Altaussee and Argentina – geographically a long way apart – come together in an unconventional design from 1945 by Walter Loos.
Not much is known about this design for a lakeside restaurant — which Loos put to paper in Argentina only a few years after the South American country had become his second homeland. Whether a commission was behind it or he just wanted to capture a quick idea cannot be determined anymore. The restaurant, drawn with dynamic strokes, is captivatingly shaped: A butterfly roof is enthroned on a bridge structure in the middle of the lake, whereby the whole building appears very light and airy. The restaurant opens up with continuous ceiling-height glazing, taking up the summer furniture of the stepped terraces running down to the lake. The charming lettering — who would have presumed that the background consists of mountains and sky? — tells us that the top of the roof would have been grey and its underside clad in bamboo. However this interesting information ‘swims’ on the stylised waves — marked “Altaussee-coloured”.
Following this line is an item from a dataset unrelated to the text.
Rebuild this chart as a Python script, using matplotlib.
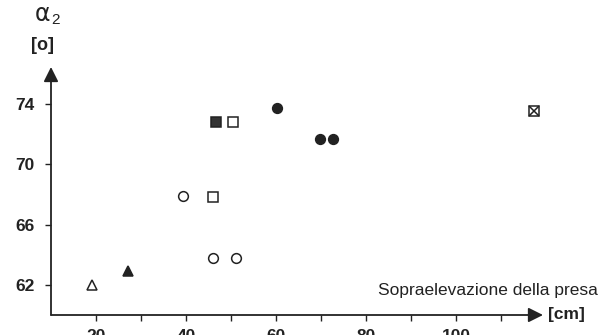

Walter Loos, who emigrated to Argentina via London and New York in 1938, led a Bohemian life in South America. “There was nothing academic about him”, confirmed a friend in Buenos Aires, in a description that probably applies well to him both as a private individual and as an architect. He took his summer retreats either with his lover, Gisela Busch de Moltke, in his remodelled Quinta in Adrogué, or with his wife Fridl in his holiday home in Chapadmalal.